━━━━━ THE INPUT

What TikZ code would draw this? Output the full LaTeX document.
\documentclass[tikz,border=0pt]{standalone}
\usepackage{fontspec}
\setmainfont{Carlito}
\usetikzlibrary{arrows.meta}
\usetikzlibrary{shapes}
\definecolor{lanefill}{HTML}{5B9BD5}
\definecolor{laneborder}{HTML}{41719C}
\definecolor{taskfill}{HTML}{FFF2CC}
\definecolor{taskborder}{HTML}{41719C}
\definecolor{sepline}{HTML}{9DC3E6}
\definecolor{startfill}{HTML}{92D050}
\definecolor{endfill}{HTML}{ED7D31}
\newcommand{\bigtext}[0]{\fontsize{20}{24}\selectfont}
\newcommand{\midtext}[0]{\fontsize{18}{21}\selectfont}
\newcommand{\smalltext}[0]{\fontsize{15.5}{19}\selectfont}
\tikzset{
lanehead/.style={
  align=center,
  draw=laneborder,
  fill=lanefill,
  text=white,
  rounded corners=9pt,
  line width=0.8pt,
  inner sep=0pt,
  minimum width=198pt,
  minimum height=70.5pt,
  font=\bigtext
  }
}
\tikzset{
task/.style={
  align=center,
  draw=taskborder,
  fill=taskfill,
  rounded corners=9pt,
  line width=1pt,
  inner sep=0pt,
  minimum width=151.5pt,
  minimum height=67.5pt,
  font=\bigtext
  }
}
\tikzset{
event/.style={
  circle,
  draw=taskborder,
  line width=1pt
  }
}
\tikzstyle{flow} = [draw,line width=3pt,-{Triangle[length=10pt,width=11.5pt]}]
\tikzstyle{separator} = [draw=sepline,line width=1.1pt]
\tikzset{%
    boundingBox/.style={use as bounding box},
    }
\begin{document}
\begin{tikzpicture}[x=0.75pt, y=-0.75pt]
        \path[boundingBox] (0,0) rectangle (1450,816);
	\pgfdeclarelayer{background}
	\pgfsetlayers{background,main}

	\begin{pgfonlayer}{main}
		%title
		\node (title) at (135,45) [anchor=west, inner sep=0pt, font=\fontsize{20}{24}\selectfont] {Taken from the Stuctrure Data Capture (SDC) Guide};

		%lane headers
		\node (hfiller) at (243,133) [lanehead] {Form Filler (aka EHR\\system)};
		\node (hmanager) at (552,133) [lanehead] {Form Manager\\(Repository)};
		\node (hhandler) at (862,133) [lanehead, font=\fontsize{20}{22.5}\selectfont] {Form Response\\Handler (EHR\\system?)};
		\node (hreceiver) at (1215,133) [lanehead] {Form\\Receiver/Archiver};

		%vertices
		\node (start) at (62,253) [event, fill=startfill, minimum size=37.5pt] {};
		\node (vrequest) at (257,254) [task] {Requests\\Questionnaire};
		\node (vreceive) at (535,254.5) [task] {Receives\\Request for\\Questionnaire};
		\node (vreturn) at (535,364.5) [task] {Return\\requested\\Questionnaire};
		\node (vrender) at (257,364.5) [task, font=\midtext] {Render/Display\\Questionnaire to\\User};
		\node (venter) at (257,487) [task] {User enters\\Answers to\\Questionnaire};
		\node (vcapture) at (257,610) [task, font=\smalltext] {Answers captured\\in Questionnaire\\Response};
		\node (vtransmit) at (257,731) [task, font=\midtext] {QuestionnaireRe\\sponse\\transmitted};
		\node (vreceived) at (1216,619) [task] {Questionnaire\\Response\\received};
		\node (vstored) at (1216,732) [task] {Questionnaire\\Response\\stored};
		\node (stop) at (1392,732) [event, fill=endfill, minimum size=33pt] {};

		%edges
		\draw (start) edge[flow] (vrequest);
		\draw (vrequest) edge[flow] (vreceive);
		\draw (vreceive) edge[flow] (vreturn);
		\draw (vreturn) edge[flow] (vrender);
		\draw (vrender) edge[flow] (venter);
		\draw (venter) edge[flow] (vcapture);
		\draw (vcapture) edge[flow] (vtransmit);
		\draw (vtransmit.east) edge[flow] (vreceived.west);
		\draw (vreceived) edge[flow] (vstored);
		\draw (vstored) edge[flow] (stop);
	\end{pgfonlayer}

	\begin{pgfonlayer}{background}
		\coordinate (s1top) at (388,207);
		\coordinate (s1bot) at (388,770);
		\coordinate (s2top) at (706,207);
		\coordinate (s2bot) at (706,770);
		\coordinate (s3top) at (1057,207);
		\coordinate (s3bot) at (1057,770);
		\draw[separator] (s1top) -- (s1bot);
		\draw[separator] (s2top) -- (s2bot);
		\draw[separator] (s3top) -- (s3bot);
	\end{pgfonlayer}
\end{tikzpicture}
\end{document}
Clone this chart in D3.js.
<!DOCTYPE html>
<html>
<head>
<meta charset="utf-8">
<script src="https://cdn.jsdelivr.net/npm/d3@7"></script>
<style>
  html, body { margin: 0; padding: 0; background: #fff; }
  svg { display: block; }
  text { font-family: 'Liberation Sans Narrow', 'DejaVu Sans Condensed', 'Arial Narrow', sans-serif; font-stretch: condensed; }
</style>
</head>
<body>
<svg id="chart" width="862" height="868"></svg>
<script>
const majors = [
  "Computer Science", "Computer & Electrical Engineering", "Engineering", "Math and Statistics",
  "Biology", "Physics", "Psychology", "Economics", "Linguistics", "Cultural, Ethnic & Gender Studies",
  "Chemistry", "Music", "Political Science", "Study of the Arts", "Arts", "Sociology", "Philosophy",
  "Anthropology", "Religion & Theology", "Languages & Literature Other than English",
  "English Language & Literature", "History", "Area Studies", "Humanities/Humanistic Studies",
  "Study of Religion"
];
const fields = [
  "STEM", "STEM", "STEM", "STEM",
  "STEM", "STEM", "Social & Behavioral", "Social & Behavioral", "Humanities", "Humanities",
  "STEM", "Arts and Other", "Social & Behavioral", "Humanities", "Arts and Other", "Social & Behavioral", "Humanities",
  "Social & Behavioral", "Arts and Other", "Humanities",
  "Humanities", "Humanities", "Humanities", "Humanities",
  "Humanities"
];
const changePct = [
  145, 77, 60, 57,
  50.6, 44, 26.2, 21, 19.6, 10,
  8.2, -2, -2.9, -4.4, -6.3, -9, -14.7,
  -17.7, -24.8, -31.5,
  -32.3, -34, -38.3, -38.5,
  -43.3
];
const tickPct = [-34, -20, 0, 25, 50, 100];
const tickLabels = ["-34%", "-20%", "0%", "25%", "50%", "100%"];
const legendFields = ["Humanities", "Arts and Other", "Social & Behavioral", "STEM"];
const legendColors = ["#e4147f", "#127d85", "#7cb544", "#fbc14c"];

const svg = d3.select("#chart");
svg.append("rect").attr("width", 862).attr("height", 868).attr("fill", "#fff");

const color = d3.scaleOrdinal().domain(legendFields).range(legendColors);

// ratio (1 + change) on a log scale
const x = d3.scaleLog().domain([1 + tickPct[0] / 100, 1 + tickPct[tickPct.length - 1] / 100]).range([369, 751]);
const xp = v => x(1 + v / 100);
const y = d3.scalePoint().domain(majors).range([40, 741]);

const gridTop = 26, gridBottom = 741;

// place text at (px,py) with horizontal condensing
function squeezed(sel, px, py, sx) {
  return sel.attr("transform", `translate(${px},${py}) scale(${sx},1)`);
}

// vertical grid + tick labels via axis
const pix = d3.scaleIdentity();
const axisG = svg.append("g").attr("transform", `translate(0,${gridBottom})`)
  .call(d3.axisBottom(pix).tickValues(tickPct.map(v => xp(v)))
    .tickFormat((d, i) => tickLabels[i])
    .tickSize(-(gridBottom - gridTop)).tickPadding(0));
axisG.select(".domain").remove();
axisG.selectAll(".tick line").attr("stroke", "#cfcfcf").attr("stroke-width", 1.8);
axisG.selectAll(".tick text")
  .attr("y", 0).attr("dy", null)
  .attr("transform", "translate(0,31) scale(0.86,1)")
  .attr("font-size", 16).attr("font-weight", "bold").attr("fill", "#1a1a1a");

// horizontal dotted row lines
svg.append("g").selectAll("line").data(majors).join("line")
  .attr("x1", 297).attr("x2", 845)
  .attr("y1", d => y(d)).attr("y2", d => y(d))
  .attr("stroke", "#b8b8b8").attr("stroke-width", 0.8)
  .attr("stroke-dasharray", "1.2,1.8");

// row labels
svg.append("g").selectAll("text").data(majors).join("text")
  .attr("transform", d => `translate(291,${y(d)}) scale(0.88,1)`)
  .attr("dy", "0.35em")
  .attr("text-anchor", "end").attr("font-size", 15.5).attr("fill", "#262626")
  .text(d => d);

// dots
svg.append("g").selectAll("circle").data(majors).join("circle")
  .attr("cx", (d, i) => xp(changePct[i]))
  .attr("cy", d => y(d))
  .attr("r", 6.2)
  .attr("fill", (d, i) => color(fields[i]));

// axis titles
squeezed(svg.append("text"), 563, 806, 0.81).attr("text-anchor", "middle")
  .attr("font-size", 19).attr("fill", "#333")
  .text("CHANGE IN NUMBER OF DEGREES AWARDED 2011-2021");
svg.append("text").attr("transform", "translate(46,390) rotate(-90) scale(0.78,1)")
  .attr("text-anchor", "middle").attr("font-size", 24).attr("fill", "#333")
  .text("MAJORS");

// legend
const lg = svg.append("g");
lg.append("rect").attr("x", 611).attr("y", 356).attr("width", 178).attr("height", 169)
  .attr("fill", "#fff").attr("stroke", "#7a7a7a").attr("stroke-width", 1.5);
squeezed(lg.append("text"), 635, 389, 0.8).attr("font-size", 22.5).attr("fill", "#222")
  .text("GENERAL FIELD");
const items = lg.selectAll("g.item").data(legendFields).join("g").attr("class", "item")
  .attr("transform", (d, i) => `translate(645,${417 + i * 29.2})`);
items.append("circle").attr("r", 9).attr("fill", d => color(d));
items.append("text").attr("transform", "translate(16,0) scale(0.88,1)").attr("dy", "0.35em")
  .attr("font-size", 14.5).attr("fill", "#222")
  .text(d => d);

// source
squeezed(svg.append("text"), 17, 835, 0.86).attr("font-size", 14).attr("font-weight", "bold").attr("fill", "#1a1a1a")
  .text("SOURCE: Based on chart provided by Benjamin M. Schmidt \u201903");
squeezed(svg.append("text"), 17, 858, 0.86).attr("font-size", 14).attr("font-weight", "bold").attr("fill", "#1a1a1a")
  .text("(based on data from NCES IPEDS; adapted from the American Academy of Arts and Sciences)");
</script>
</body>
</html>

━━━━━━━━━━

#### STATED GOAL
Retype, exactly and in full, the lines above from the one containing "Clone this chart in D3.js." through the one containing "const gridTop = 26, gridBottom = 741;".

#### THE OUTPUT
Clone this chart in D3.js.
<!DOCTYPE html>
<html>
<head>
<meta charset="utf-8">
<script src="https://cdn.jsdelivr.net/npm/d3@7"></script>
<style>
  html, body { margin: 0; padding: 0; background: #fff; }
  svg { display: block; }
  text { font-family: 'Liberation Sans Narrow', 'DejaVu Sans Condensed', 'Arial Narrow', sans-serif; font-stretch: condensed; }
</style>
</head>
<body>
<svg id="chart" width="862" height="868"></svg>
<script>
const majors = [
  "Computer Science", "Computer & Electrical Engineering", "Engineering", "Math and Statistics",
  "Biology", "Physics", "Psychology", "Economics", "Linguistics", "Cultural, Ethnic & Gender Studies",
  "Chemistry", "Music", "Political Science", "Study of the Arts", "Arts", "Sociology", "Philosophy",
  "Anthropology", "Religion & Theology", "Languages & Literature Other than English",
  "English Language & Literature", "History", "Area Studies", "Humanities/Humanistic Studies",
  "Study of Religion"
];
const fields = [
  "STEM", "STEM", "STEM", "STEM",
  "STEM", "STEM", "Social & Behavioral", "Social & Behavioral", "Humanities", "Humanities",
  "STEM", "Arts and Other", "Social & Behavioral", "Humanities", "Arts and Other", "Social & Behavioral", "Humanities",
  "Social & Behavioral", "Arts and Other", "Humanities",
  "Humanities", "Humanities", "Humanities", "Humanities",
  "Humanities"
];
const changePct = [
  145, 77, 60, 57,
  50.6, 44, 26.2, 21, 19.6, 10,
  8.2, -2, -2.9, -4.4, -6.3, -9, -14.7,
  -17.7, -24.8, -31.5,
  -32.3, -34, -38.3, -38.5,
  -43.3
];
const tickPct = [-34, -20, 0, 25, 50, 100];
const tickLabels = ["-34%", "-20%", "0%", "25%", "50%", "100%"];
const legendFields = ["Humanities", "Arts and Other", "Social & Behavioral", "STEM"];
const legendColors = ["#e4147f", "#127d85", "#7cb544", "#fbc14c"];

const svg = d3.select("#chart");
svg.append("rect").attr("width", 862).attr("height", 868).attr("fill", "#fff");

const color = d3.scaleOrdinal().domain(legendFields).range(legendColors);

// ratio (1 + change) on a log scale
const x = d3.scaleLog().domain([1 + tickPct[0] / 100, 1 + tickPct[tickPct.length - 1] / 100]).range([369, 751]);
const xp = v => x(1 + v / 100);
const y = d3.scalePoint().domain(majors).range([40, 741]);

const gridTop = 26, gridBottom = 741;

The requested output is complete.